**DIRECTIVE**. Beginning with the first line, set down every line through the one containing "return (H - MB - y) / PH", exactly as it appears, but not the pictures.
** begin DATA SECTION **
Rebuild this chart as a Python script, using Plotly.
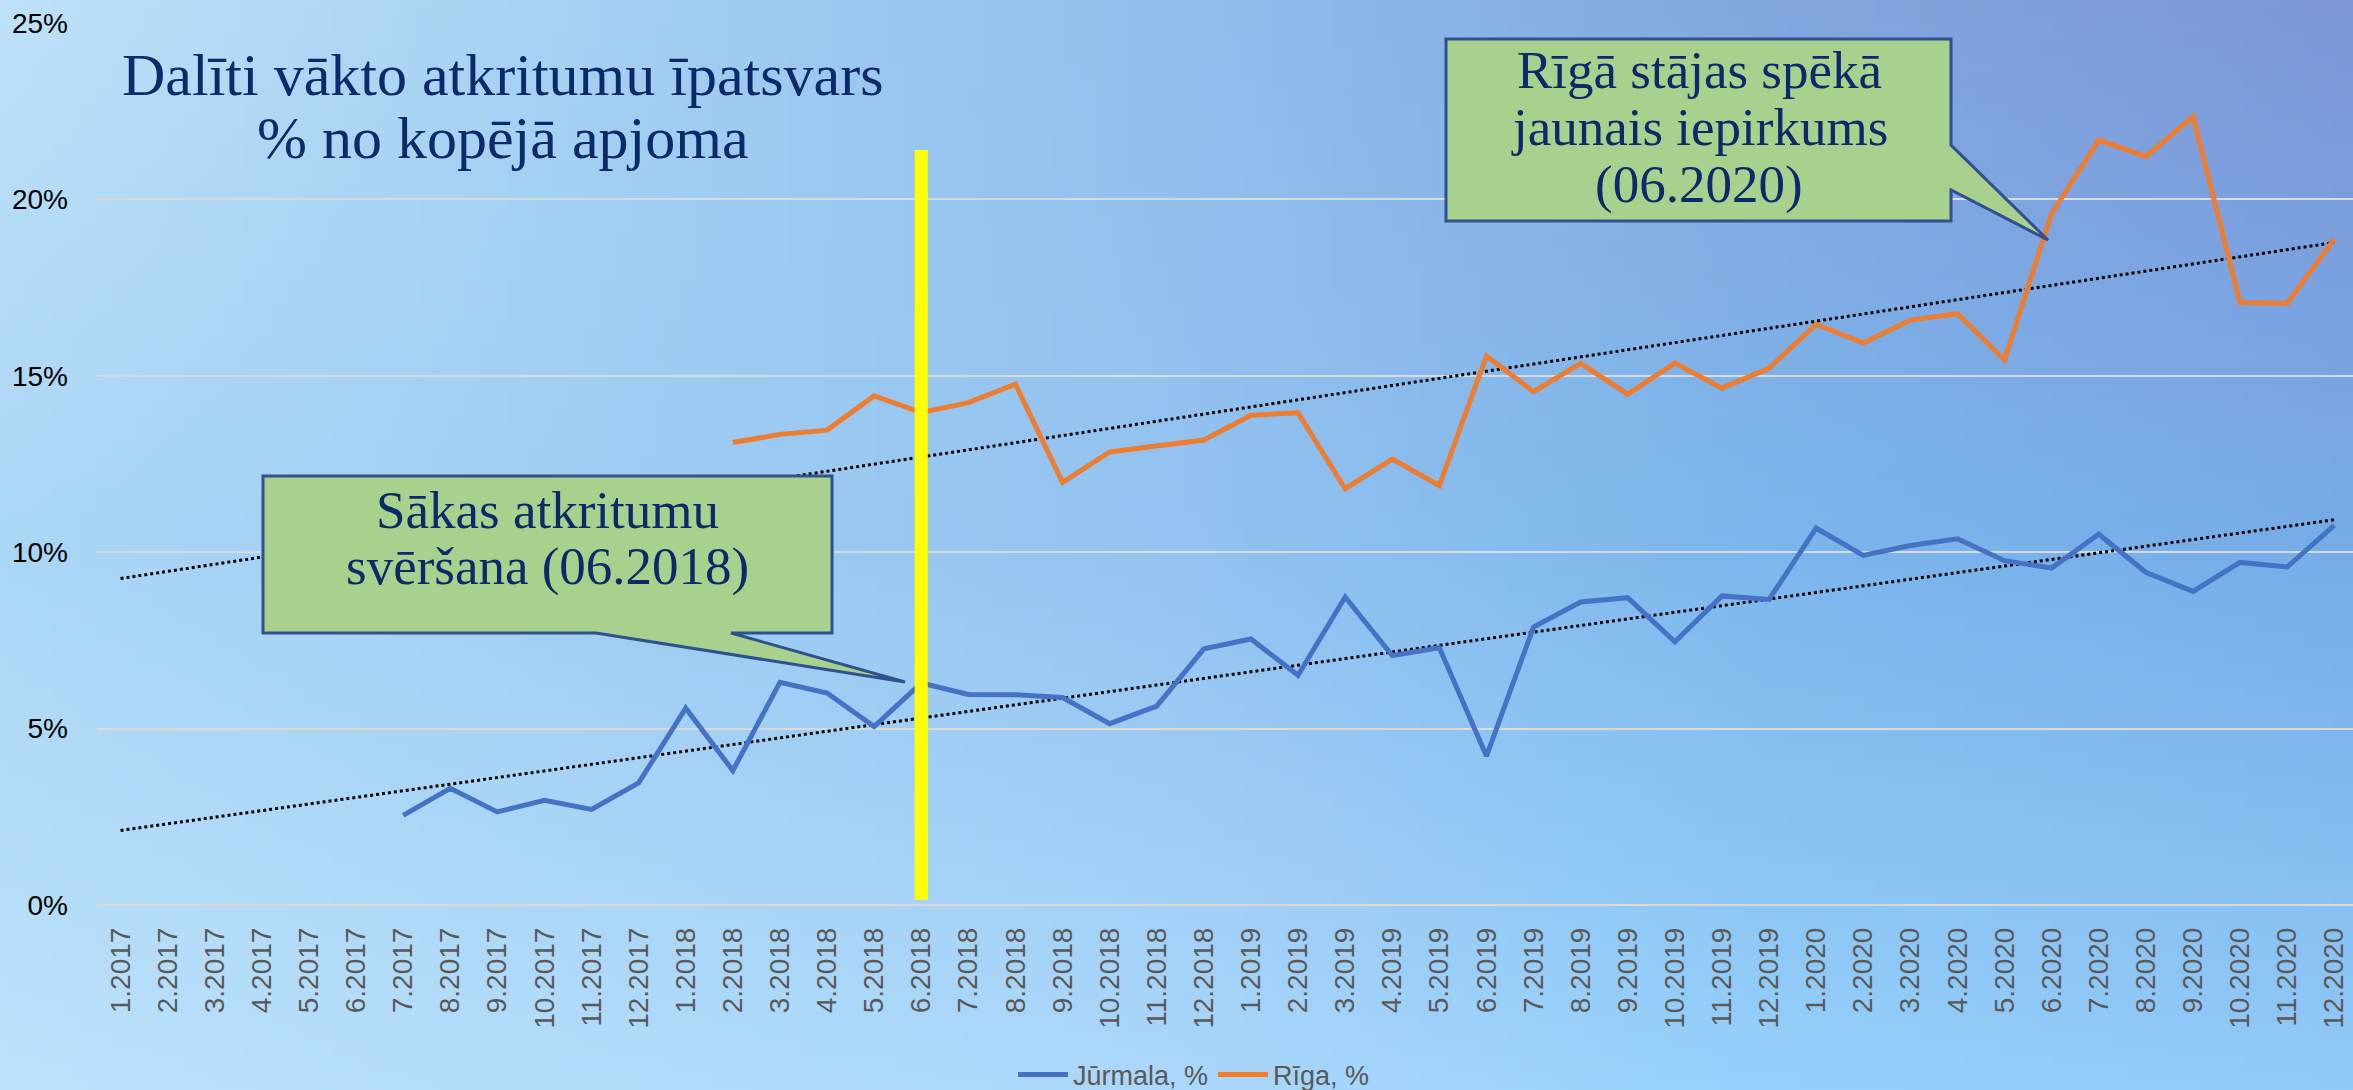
import base64
import struct
import zlib

import numpy as np
import plotly.graph_objects as go

# ---------------- data ----------------
months = [
    "1.2017", "2.2017", "3.2017", "4.2017", "5.2017", "6.2017",
    "7.2017", "8.2017", "9.2017", "10.2017", "11.2017", "12.2017",
    "1.2018", "2.2018", "3.2018", "4.2018", "5.2018", "6.2018",
    "7.2018", "8.2018", "9.2018", "10.2018", "11.2018", "12.2018",
    "1.2019", "2.2019", "3.2019", "4.2019", "5.2019", "6.2019",
    "7.2019", "8.2019", "9.2019", "10.2019", "11.2019", "12.2019",
    "1.2020", "2.2020", "3.2020", "4.2020", "5.2020", "6.2020",
    "7.2020", "8.2020", "9.2020", "10.2020", "11.2020", "12.2020",
]

jurmala = [
    None, None, None, None, None, None,
    2.54, 3.31, 2.64, 2.97, 2.71, 3.46,
    5.58, 3.81, 6.31, 6.01, 5.06, 6.29, 5.97, 5.96, 5.88, 5.14, 5.64, 7.26,
    7.54, 6.51, 8.73, 7.07, 7.29, 4.22, 7.88, 8.59, 8.71, 7.46, 8.76, 8.66,
    10.68, 9.91, 10.19, 10.38, 9.76, 9.55, 10.51, 9.43, 8.89, 9.71, 9.58, 10.76,
]

riga = [
    None, None, None, None, None, None, None, None, None, None, None, None,
    None, 13.11, 13.34, 13.46, 14.43, 13.96, 14.24, 14.76, 11.98, 12.84, 13.01, 13.18,
    13.88, 13.95, 11.80, 12.64, 11.89, 15.56, 14.55, 15.35, 14.48, 15.36, 14.65, 15.21,
    16.46, 15.93, 16.58, 16.76, 15.45, 19.60, 21.68, 21.21, 22.35, 17.08, 17.05, 18.88,
]

series_names = ["Jūrmala, %", "Rīga, %"]
marker_month = "6.2018"
title_lines = ["Dalīti vākto atkritumu īpatsvars", "% no kopējā apjoma"]
callout1_lines = ["Sākas atkritumu", "svēršana (06.2018)"]
callout2_lines = ["Rīgā stājas spēkā", "jaunais iepirkums", "(06.2020)"]

# ---------------- layout constants ----------------
W, H = 2353, 1090
ML, MR, MT, MB = 97, 0, 23, 185
PW, PH = W - ML - MR, H - MT - MB
CAT_W = 47.1
X_RANGE = [-0.5, -0.5 + PW / CAT_W]


def px(x):
    return (x - ML) / PW


def py(y):
    return (H - MB - y) / PH


# ---------------- background gradient (style only) ----------------
def gradient_uri(w=160, h=80):
    grid = np.array([
        [(190, 225, 248), (165, 208, 242), (145, 190, 235), (130, 166, 224), (126, 150, 214)],
        [(170, 214, 246), (158, 204, 242), (146, 195, 240), (124, 182, 236), (118, 172, 232)],
        [(188, 226, 251), (178, 220, 250), (170, 215, 250), (150, 208, 250), (145, 202, 248)],
    ], dtype=float)
    gy, gx = grid.shape[0] - 1, grid.shape[1] - 1
    rows = []
    for j in range(h):
        fy = j / (h - 1) * gy
        j0 = min(int(fy), gy - 1)
        ty = fy - j0
        row = bytearray()
        for i in range(w):
            fx = i / (w - 1) * gx
            i0 = min(int(fx), gx - 1)
            tx = fx - i0
            c = (grid[j0, i0] * (1 - tx) * (1 - ty) + grid[j0, i0 + 1] * tx * (1 - ty)
                 + grid[j0 + 1, i0] * (1 - tx) * ty + grid[j0 + 1, i0 + 1] * tx * ty)
            row.extend(int(round(v)) for v in c)
        rows.append(bytes(row))
    raw = b"".join(b"\x00" + r for r in rows)

    def chunk(tag, data):
        return (struct.pack(">I", len(data)) + tag + data
                + struct.pack(">I", zlib.crc32(tag + data) & 0xFFFFFFFF))

    png = (b"\x89PNG\r\n\x1a\n"
           + chunk(b"IHDR", struct.pack(">IIBBBBB", w, h, 8, 2, 0, 0, 0))
           + chunk(b"IDAT", zlib.compress(raw, 9))
           + chunk(b"IEND", b""))
    return "data:image/png;base64," + base64.b64encode(png).decode()


# ---------------- trend lines ----------------
def trend(values):
    idx = np.arange(len(values))
    mask = np.array([v is not None for v in values])
    vals = np.array([v if v is not None else np.nan for v in values], dtype=float)
    coef = np.polyfit(idx[mask], vals[mask], 1)
    return np.polyval(coef, idx)


BLUE = "#4472C4"
ORANGE = "#ED7D31"
NAVY = "#0C2A6A"
GREEN = "#A9D18E"
BORDER = "#2F528F"

fig = go.Figure()

for vals in (jurmala, riga):
    fig.add_trace(go.Scatter(
        x=months, y=trend(vals), mode="lines", showlegend=False, hoverinfo="skip",
        line=dict(color="black", width=3, dash="dot"),
    ))

fig.add_trace(go.Scatter(x=months, y=jurmala, mode="lines", name=series_names[0],
                         line=dict(color=BLUE, width=5), connectgaps=False))
fig.add_trace(go.Scatter(x=months, y=riga, mode="lines", name=series_names[1],
                         line=dict(color=ORANGE, width=5), connectgaps=False))

# yellow marker line at 06.2018 (category index on the category axis)
mi = months.index(marker_month)
fig.add_shape(type="line", xref="x", yref="y", x0=mi, x1=mi,
              y0=0.15, y1=21.4, line=dict(color="#FFFF00", width=13), layer="above")


def callout_path(points):
    return "M " + " L ".join(f"{px(x):.5f},{py(y):.5f}" for x, y in points) + " Z"


# callout 1 (box with pointer from bottom edge)
c1 = [(263, 476), (832, 476), (832, 633), (731, 633), (905, 682), (596, 633), (263, 633)]
fig.add_shape(type="path", xref="paper", yref="paper", path=callout_path(c1),
              fillcolor=GREEN, line=dict(color=BORDER, width=3), layer="above")
# callout 2 (box with pointer from right edge)
c2 = [(1446, 39), (1951, 39), (1951, 145), (2048, 240), (1951, 190), (1951, 221), (1446, 221)]
fig.add_shape(type="path", xref="paper", yref="paper", path=callout_path(c2),
              fillcolor=GREEN, line=dict(color=BORDER, width=3), layer="above")

annotations = []


def add_text(text, cx, baseline, size):
    annotations.append(dict(
        text=text, xref="paper", yref="paper", x=px(cx), y=py(baseline - 0.42 * size),
        xanchor="center", yanchor="middle", showarrow=False,
        font=dict(family="Liberation Serif", size=size, color=NAVY),
    ))


for line, base in zip(title_lines, [100, 163]):
    add_text(line, 503, base, 60)
for line, base in zip(callout1_lines, [532, 589]):
    add_text(line, 547, base, 53)
for line, base in zip(callout2_lines, [92, 149, 207]):
    add_text(line, 1699, base, 53)

fig.update_layout(
    width=W, height=H, autosize=False,
    margin=dict(l=ML, r=MR, t=MT, b=MB, pad=0, autoexpand=False),
    paper_bgcolor="#A6CFF2",
    plot_bgcolor="rgba(0,0,0,0)",
    images=[dict(source=gradient_uri(), xref="paper", yref="paper",
                 x=-ML / PW, y=(H - MB) / PH, sizex=W / PW, sizey=H / PH,
                 xanchor="left", yanchor="top", sizing="stretch", layer="below")],
    annotations=annotations,
    showlegend=True,
    legend=dict(orientation="h", xref="container", yref="container",
                x=1194 / W, y=1 - 1075 / H, xanchor="center", yanchor="middle",
                font=dict(family="Liberation Sans", size=27, color="#595959"),
                bgcolor="rgba(0,0,0,0)", itemwidth=50, borderwidth=0),
    xaxis=dict(type="category", categoryorder="array", categoryarray=months,
               range=X_RANGE, tickangle=-90, showgrid=False, zeroline=False,
               showline=False, ticks="", ticklabelstandoff=16, automargin=False,
               tickfont=dict(family="Liberation Sans", size=28, color="#595959")),
    yaxis=dict(range=[0, 25], dtick=5, ticksuffix="%", showgrid=True,
               gridcolor="#D9D9D9", gridwidth=2, zeroline=True,
               zerolinecolor="#D9D9D9", zerolinewidth=2, showline=False, ticks="",
               ticklabelstandoff=28, automargin=False,
               tickfont=dict(family="Liberation Sans", size=28, color="#000000")),
)

fig.write_html(
    "out.html",
    config={"displayModeBar": False},
    post_script="document.body.style.margin='0';document.body.style.overflow='hidden';",
)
** end DATA SECTION **
**RESPONSE**.
Rebuild this chart as a Python script, using Plotly.
import base64
import struct
import zlib

import numpy as np
import plotly.graph_objects as go

# ---------------- data ----------------
months = [
    "1.2017", "2.2017", "3.2017", "4.2017", "5.2017", "6.2017",
    "7.2017", "8.2017", "9.2017", "10.2017", "11.2017", "12.2017",
    "1.2018", "2.2018", "3.2018", "4.2018", "5.2018", "6.2018",
    "7.2018", "8.2018", "9.2018", "10.2018", "11.2018", "12.2018",
    "1.2019", "2.2019", "3.2019", "4.2019", "5.2019", "6.2019",
    "7.2019", "8.2019", "9.2019", "10.2019", "11.2019", "12.2019",
    "1.2020", "2.2020", "3.2020", "4.2020", "5.2020", "6.2020",
    "7.2020", "8.2020", "9.2020", "10.2020", "11.2020", "12.2020",
]

jurmala = [
    None, None, None, None, None, None,
    2.54, 3.31, 2.64, 2.97, 2.71, 3.46,
    5.58, 3.81, 6.31, 6.01, 5.06, 6.29, 5.97, 5.96, 5.88, 5.14, 5.64, 7.26,
    7.54, 6.51, 8.73, 7.07, 7.29, 4.22, 7.88, 8.59, 8.71, 7.46, 8.76, 8.66,
    10.68, 9.91, 10.19, 10.38, 9.76, 9.55, 10.51, 9.43, 8.89, 9.71, 9.58, 10.76,
]

riga = [
    None, None, None, None, None, None, None, None, None, None, None, None,
    None, 13.11, 13.34, 13.46, 14.43, 13.96, 14.24, 14.76, 11.98, 12.84, 13.01, 13.18,
    13.88, 13.95, 11.80, 12.64, 11.89, 15.56, 14.55, 15.35, 14.48, 15.36, 14.65, 15.21,
    16.46, 15.93, 16.58, 16.76, 15.45, 19.60, 21.68, 21.21, 22.35, 17.08, 17.05, 18.88,
]

series_names = ["Jūrmala, %", "Rīga, %"]
marker_month = "6.2018"
title_lines = ["Dalīti vākto atkritumu īpatsvars", "% no kopējā apjoma"]
callout1_lines = ["Sākas atkritumu", "svēršana (06.2018)"]
callout2_lines = ["Rīgā stājas spēkā", "jaunais iepirkums", "(06.2020)"]

# ---------------- layout constants ----------------
W, H = 2353, 1090
ML, MR, MT, MB = 97, 0, 23, 185
PW, PH = W - ML - MR, H - MT - MB
CAT_W = 47.1
X_RANGE = [-0.5, -0.5 + PW / CAT_W]


def px(x):
    return (x - ML) / PW


def py(y):
    return (H - MB - y) / PH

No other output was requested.